- [Aim]
Write out each line that follows exactly as it stands, without the pictures.
==========
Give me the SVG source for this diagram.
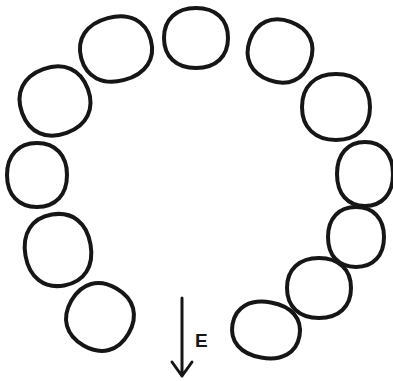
<svg xmlns="http://www.w3.org/2000/svg" width="393" height="381" viewBox="0 0 393 381">
<style>
.c{fill:none;stroke:#161616;stroke-width:4;stroke-linejoin:round;stroke-linecap:round}
.a{fill:none;stroke:#161616;stroke-width:3;stroke-linecap:round;stroke-linejoin:round}
.t{font-family:"Liberation Sans",Arial,sans-serif;font-size:19px;font-weight:bold;fill:#161616}
</style>
<rect width="393" height="381" fill="#fff"/>
<g id="n1" transform="translate(196,38)"><path class="c" d="M32 0C32 18.6 19.8 30 0 30C-19.8 30 -32 18.6 -32 0C-32 -18.6 -19.8 -30 0 -30C19.8 -30 32 -18.6 32 0Z"/></g>
<g id="n2" transform="translate(116,49) rotate(-15)"><path class="c" d="M36 0C36 19.8 22.3 32 0 32C-22.3 32 -36 19.8 -36 0C-36 -19.8 -22.3 -32 0 -32C22.3 -32 36 -19.8 36 0Z"/></g>
<g id="n3" transform="translate(55,101) rotate(-20)"><path class="c" d="M35 0C35 21.1 21.7 34 0 34C-21.7 34 -35 21.1 -35 0C-35 -21.1 -21.7 -34 0 -34C21.7 -34 35 -21.1 35 0Z"/></g>
<g id="n4" transform="translate(37,175)"><path class="c" d="M30 0C30 19.8 18.6 32 0 32C-18.6 32 -30 19.8 -30 0C-30 -19.8 -18.6 -32 0 -32C18.6 -32 30 -19.8 30 0Z"/></g>
<g id="n5" transform="translate(58,250) rotate(-10)"><path class="c" d="M33 0C33 22.3 20.5 36 0 36C-20.5 36 -33 22.3 -33 0C-33 -22.3 -20.5 -36 0 -36C20.5 -36 33 -22.3 33 0Z"/></g>
<g id="n6" transform="translate(100,317) rotate(30)"><path class="c" d="M33 0C33 20.5 20.5 33 0 33C-20.5 33 -33 20.5 -33 0C-33 -20.5 -20.5 -33 0 -33C20.5 -33 33 -20.5 33 0Z"/></g>
<g id="n7" transform="translate(280,51) rotate(20)"><path class="c" d="M32 0C32 19.2 19.8 31 0 31C-19.8 31 -32 19.2 -32 0C-32 -19.2 -19.8 -31 0 -31C19.8 -31 32 -19.2 32 0Z"/></g>
<g id="n8" transform="translate(336,107)"><path class="c" d="M34 0C34 20.5 21.1 33 0 33C-21.1 33 -34 20.5 -34 0C-34 -20.5 -21.1 -33 0 -33C21.1 -33 34 -20.5 34 0Z"/></g>
<g id="n9" transform="translate(365,174)"><path class="c" d="M28 0C28 19.8 17.4 32 0 32C-17.4 32 -28 19.8 -28 0C-28 -19.8 -17.4 -32 0 -32C17.4 -32 28 -19.8 28 0Z"/></g>
<g id="n10" transform="translate(356,237)"><path class="c" d="M28 0C28 18.6 17.4 30 0 30C-17.4 30 -28 18.6 -28 0C-28 -18.6 -17.4 -30 0 -30C17.4 -30 28 -18.6 28 0Z"/></g>
<g id="n11" transform="translate(319,288)"><path class="c" d="M32 0C32 18.6 19.8 30 0 30C-19.8 30 -32 18.6 -32 0C-32 -18.6 -19.8 -30 0 -30C19.8 -30 32 -18.6 32 0Z"/></g>
<g id="n12" transform="translate(266,330) rotate(10)"><path class="c" d="M34 0C34 17.4 21.1 28 0 28C-21.1 28 -34 17.4 -34 0C-34 -17.4 -21.1 -28 0 -28C21.1 -28 34 -17.4 34 0Z"/></g>
<g id="connectors">
<path class="a" d="M182 298L182 376M172 362L182 376L192 362"/>
</g>
<text class="t" x="195" y="347">E</text>
</svg>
==========
- [Answer to the exercise]
Give me the SVG source for this diagram.
<svg xmlns="http://www.w3.org/2000/svg" width="393" height="381" viewBox="0 0 393 381">
<style>
.c{fill:none;stroke:#161616;stroke-width:4;stroke-linejoin:round;stroke-linecap:round}
.a{fill:none;stroke:#161616;stroke-width:3;stroke-linecap:round;stroke-linejoin:round}
.t{font-family:"Liberation Sans",Arial,sans-serif;font-size:19px;font-weight:bold;fill:#161616}
</style>
<rect width="393" height="381" fill="#fff"/>
<g id="n1" transform="translate(196,38)"><path class="c" d="M32 0C32 18.6 19.8 30 0 30C-19.8 30 -32 18.6 -32 0C-32 -18.6 -19.8 -30 0 -30C19.8 -30 32 -18.6 32 0Z"/></g>
<g id="n2" transform="translate(116,49) rotate(-15)"><path class="c" d="M36 0C36 19.8 22.3 32 0 32C-22.3 32 -36 19.8 -36 0C-36 -19.8 -22.3 -32 0 -32C22.3 -32 36 -19.8 36 0Z"/></g>
<g id="n3" transform="translate(55,101) rotate(-20)"><path class="c" d="M35 0C35 21.1 21.7 34 0 34C-21.7 34 -35 21.1 -35 0C-35 -21.1 -21.7 -34 0 -34C21.7 -34 35 -21.1 35 0Z"/></g>
<g id="n4" transform="translate(37,175)"><path class="c" d="M30 0C30 19.8 18.6 32 0 32C-18.6 32 -30 19.8 -30 0C-30 -19.8 -18.6 -32 0 -32C18.6 -32 30 -19.8 30 0Z"/></g>
<g id="n5" transform="translate(58,250) rotate(-10)"><path class="c" d="M33 0C33 22.3 20.5 36 0 36C-20.5 36 -33 22.3 -33 0C-33 -22.3 -20.5 -36 0 -36C20.5 -36 33 -22.3 33 0Z"/></g>
<g id="n6" transform="translate(100,317) rotate(30)"><path class="c" d="M33 0C33 20.5 20.5 33 0 33C-20.5 33 -33 20.5 -33 0C-33 -20.5 -20.5 -33 0 -33C20.5 -33 33 -20.5 33 0Z"/></g>
<g id="n7" transform="translate(280,51) rotate(20)"><path class="c" d="M32 0C32 19.2 19.8 31 0 31C-19.8 31 -32 19.2 -32 0C-32 -19.2 -19.8 -31 0 -31C19.8 -31 32 -19.2 32 0Z"/></g>
<g id="n8" transform="translate(336,107)"><path class="c" d="M34 0C34 20.5 21.1 33 0 33C-21.1 33 -34 20.5 -34 0C-34 -20.5 -21.1 -33 0 -33C21.1 -33 34 -20.5 34 0Z"/></g>
<g id="n9" transform="translate(365,174)"><path class="c" d="M28 0C28 19.8 17.4 32 0 32C-17.4 32 -28 19.8 -28 0C-28 -19.8 -17.4 -32 0 -32C17.4 -32 28 -19.8 28 0Z"/></g>
<g id="n10" transform="translate(356,237)"><path class="c" d="M28 0C28 18.6 17.4 30 0 30C-17.4 30 -28 18.6 -28 0C-28 -18.6 -17.4 -30 0 -30C17.4 -30 28 -18.6 28 0Z"/></g>
<g id="n11" transform="translate(319,288)"><path class="c" d="M32 0C32 18.6 19.8 30 0 30C-19.8 30 -32 18.6 -32 0C-32 -18.6 -19.8 -30 0 -30C19.8 -30 32 -18.6 32 0Z"/></g>
<g id="n12" transform="translate(266,330) rotate(10)"><path class="c" d="M34 0C34 17.4 21.1 28 0 28C-21.1 28 -34 17.4 -34 0C-34 -17.4 -21.1 -28 0 -28C21.1 -28 34 -17.4 34 0Z"/></g>
<g id="connectors">
<path class="a" d="M182 298L182 376M172 362L182 376L192 362"/>
</g>
<text class="t" x="195" y="347">E</text>
</svg>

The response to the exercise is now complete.